Major external events, even when outside our own communities, can easily and rapidly shape our perspectives because we get inundated with them in the news, social media, radio and TV to the point where they saturate our daily lives. Think of how your own world view today differs from what it was before the pandemic occurred. Or before and after the debacle of the Trump presidency and his daily tweets. Or before and after 9/11.
That’s one reason to re-read books and poems that were favourites in the past: in doing so we revisit them from a new perspective. We see things in them we missed before, or interpret them differently.

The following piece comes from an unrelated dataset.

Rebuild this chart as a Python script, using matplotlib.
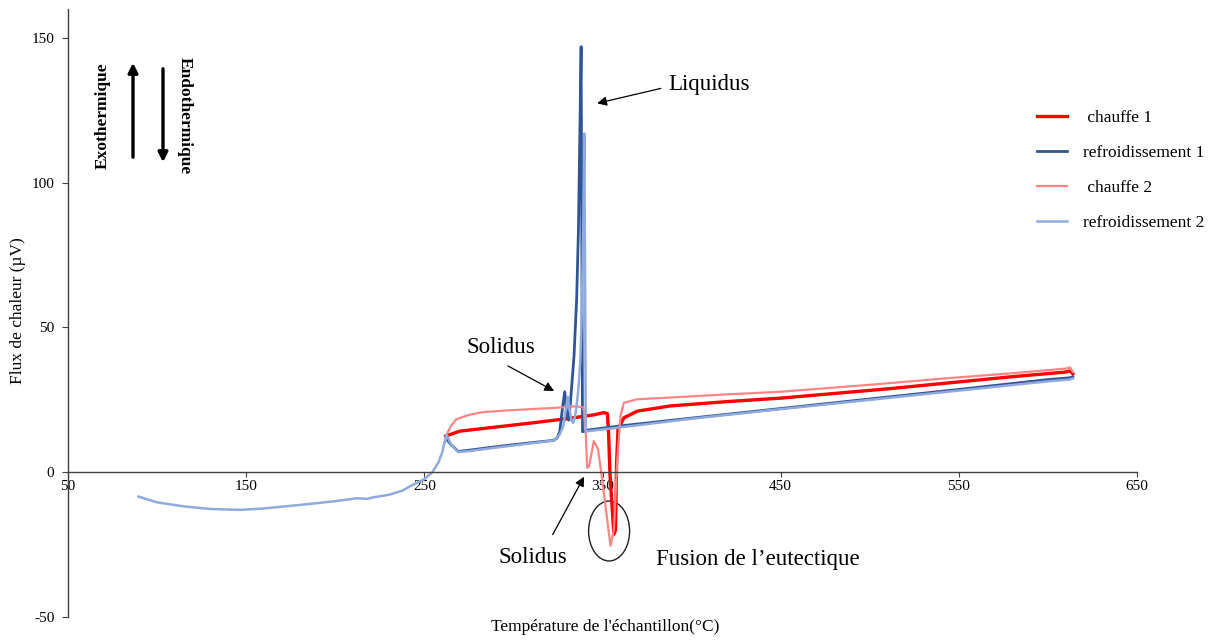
import matplotlib
matplotlib.use("Agg")
import matplotlib.pyplot as plt
from matplotlib.patches import Ellipse, FancyArrowPatch

plt.rcParams['font.family'] = ['Liberation Serif', 'DejaVu Serif']
plt.rcParams['axes.unicode_minus'] = False

# chauffe 1
t_ch1 = [262, 270, 290, 310, 330, 345, 350.7, 352.8, 353.5, 354.2, 356.4, 357.3, 357.9,
         358.7, 362, 369.5, 388, 420, 450, 480, 510, 550, 580, 610, 612.5, 614]
v_ch1 = [12.5, 14.2, 15.6, 17.0, 18.5, 19.8, 20.6, 20.2, 12, -0.7, -21.4, -20, 3,
         14.8, 18.8, 21.1, 22.9, 24.4, 25.6, 27.2, 28.8, 31.2, 33.0, 34.6, 35, 34]

# refroidissement 1
t_rf1 = [614, 612, 600, 550, 500, 450, 400, 360, 342, 338.8, 338.5, 338.0, 337.3, 336.5,
         335.5, 334, 333, 332, 331, 330, 328.8, 327.5, 326, 324.5, 322.5, 310, 290,
         275, 269, 265, 263]
v_rf1 = [33, 32.6, 32, 28.6, 25.3, 22, 18.7, 16, 14.6, 14, 60, 147, 118, 84,
         60, 40, 32, 24, 18, 20, 27.8, 22, 14, 11.8, 11, 10.2, 8.8,
         7.6, 7.2, 9.5, 11]

# chauffe 2
t_ch2 = [262, 265, 268, 275, 282, 295, 310, 325, 335, 339.3, 340.5, 341.4, 342.5, 345.1,
         347.5, 349.8, 352.6, 354.5, 356.4, 358.2, 360.1, 362, 369.5, 388, 420, 450,
         500, 540, 580, 610, 612.5, 614]
v_ch2 = [12.5, 16, 18.3, 19.8, 20.7, 21.3, 21.8, 22.3, 22.8, 22.4, 15, 1.5, 2, 10.8,
         8, -2.4, -16.2, -25.4, -19.7, 3.3, 19.4, 24, 25.2, 25.8, 26.9, 27.8,
         30.2, 32.3, 34.2, 35.8, 36.2, 34.6]

# refroidissement 2
t_rf2 = [614, 612, 600, 550, 500, 450, 400, 360, 342, 340.6, 340.2, 339.8, 339.2, 338.4,
         337.5, 336.5, 335.5, 334.5, 333.5, 332.5, 331.5, 330.5, 329.5, 328, 326, 323,
         310, 290, 275, 269, 265, 262.5, 261, 260, 258, 254.5, 250, 243, 237.5, 230,
         221, 218, 212, 200, 180, 160, 147, 130, 115, 100, 89.5]
v_rf2 = [32.4, 32, 31.4, 28.2, 25, 21.8, 18.5, 15.5, 14.2, 14, 70, 117, 85, 56,
         38, 29, 23, 19, 17, 18, 22, 26, 22, 16, 13, 11,
         10, 8.5, 7.3, 7, 9.5, 13, 9.5, 6.8, 3.5, 0, -2.4, -4.5, -6.4, -7.8,
         -8.7, -9.2, -9, -10, -11.3, -12.5, -13, -12.7, -11.8, -10.4, -8.4]

series = [
    (t_ch1, v_ch1, ' chauffe 1', '#FF0000', 2.4),
    (t_rf1, v_rf1, 'refroidissement 1', '#2F5597', 2.0),
    (t_ch2, v_ch2, ' chauffe 2', '#FF8585', 1.6),
    (t_rf2, v_rf2, 'refroidissement 2', '#8FAADC', 1.8),
]

xticks = [50, 150, 250, 350, 450, 550, 650]
yticks = [-50, 0, 50, 100, 150]

W, H = 1212, 642
fig = plt.figure(figsize=(W / 100, H / 100), dpi=100)
ax = fig.add_axes([68 / W, 25 / H, (1137 - 68) / W, (617 - 9) / H])

for t, v, lab, col, lw in series:
    ax.plot(t, v, color=col, lw=lw, label=lab, solid_joinstyle='round')

ax.set_xlim(50, 650)
ax.set_ylim(-50, 160)
ax.spines['top'].set_visible(False)
ax.spines['right'].set_visible(False)
ax.spines['bottom'].set_position(('data', 0))
ax.spines['left'].set_bounds(-50, 160)
for s in ['bottom', 'left']:
    ax.spines[s].set_color('#404040')
    ax.spines[s].set_linewidth(1.0)
ax.set_xticks(xticks)
ax.set_yticks(yticks)
ax.tick_params(axis='x', direction='out', length=3.6, pad=2, labelsize=11, color='#404040')
ax.tick_params(axis='y', direction='out', length=4.3, pad=5.5, labelsize=11, color='#404040')

fig.text(605 / W, 1 - 627 / H, "Température de l'échantillon(°C)", ha='center', va='center', fontsize=12.5)
fig.text(18 / W, 1 - 311 / H, 'Flux de chaleur (µV)', ha='center', va='center', rotation=90, fontsize=12.5)

ax.legend(loc='upper left', bbox_to_anchor=(1037 / W, 1 - 110 / H), bbox_transform=fig.transFigure,
          frameon=False, fontsize=12.5, handlelength=1.75, handletextpad=0.9, labelspacing=1.08,
          borderpad=0, borderaxespad=0)

arrowprops = dict(arrowstyle='-|>', color='black', lw=0.9, mutation_scale=14)
ax.annotate('', xy=(345.5, 127.2), xytext=(384.3, 132.8), arrowprops=arrowprops)
ax.text(410, 134, 'Liquidus', ha='center', va='center', fontsize=16.5)
ax.annotate('', xy=(324.2, 27.6), xytext=(295.5, 37.2), arrowprops=arrowprops)
ax.text(292.7, 43.1, 'Solidus', ha='center', va='center', fontsize=16.5)
ax.annotate('', xy=(340.4, -0.7), xytext=(321.3, -22.4), arrowprops=arrowprops)
ax.text(311.2, -29.3, 'Solidus', ha='center', va='center', fontsize=16.5)
ax.text(437, -30.3, 'Fusion de l\u2019eutectique', ha='center', va='center', fontsize=16.5)
ax.add_patch(Ellipse((353.7, -20.3), 23, 20.7, fill=False, edgecolor='#202020', lw=1.0))

# exo / endo arrows
big = dict(arrowstyle='-|>', color='black', lw=2.4, mutation_scale=14)
fig.add_artist(FancyArrowPatch((133 / W, 1 - 160 / H), (133 / W, 1 - 60 / H),
                               transform=fig.transFigure, **big))
fig.add_artist(FancyArrowPatch((163 / W, 1 - 66 / H), (163 / W, 1 - 165 / H),
                               transform=fig.transFigure, **big))
fig.text(103 / W, 1 - 116 / H, 'Exothermique', rotation=90, ha='center', va='center',
         fontsize=12.5, fontweight='bold')
fig.text(185 / W, 1 - 116 / H, 'Endothermique', rotation=270, ha='center', va='center',
         fontsize=12.5, fontweight='bold')

fig.savefig('out.png', dpi=100)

You might be surprised at how you read a book from your childhood today.
** The first translation I ever read of Li Po, was Pound’s translation of The River-Merchant’s Wife: A Letter, which opens:
While my hair was still cut straight across my forehead
I played about the front gate, pulling flowers.
You came by on bamboo stilts, playing horse,
You walked about my seat, playing with blue plums.
And we went on living in the village of Chokan:
Two small people, without dislike or suspicion.
That was in the early 1970s. That poem still moves me to read it. I soon got other translations of Li Po’s works, as well as books of classical Chinese and Japanese poetry which introduced me to poets like Wang Wei, Tu Fu, and Basho. I loved their styles. I bought books of specific poetic forms, like haiku, too. I still have most of these books and am loathe to part with them.
Like your frank and well-written account.
There is something to Keillor’s selection dictum about being plausibly able to draw some meaning immediately. But it’s not all. In doing my ongoing project I sometimes move through entire book-length collections or anthologies, and after eliminating all the long poems I find I’m often attracted not only (or not even primarily) to those I understand right off. Instead what might draw me in to a poem is some sense of “word-music” — some attractive way they charm with the way they say and order their series of phrases — and (counter Keillor) sometimes something mysterious about what they’re on about. Obviously, just being mysterious isn’t enough (anyone can be incomprehensible) — they need to somehow charm with their mystery. One trick is to be clear in some phrases mixed with at least some others that are elusive.
I too was seduced by Walley and Pound’s classical Chinese translations, or inspirations, when still young. I think their trick is often to make us think we understand (perhaps with a note of “is that all there is to it”) and then when one takes time to understand the minimal choices another deeper poem emerges.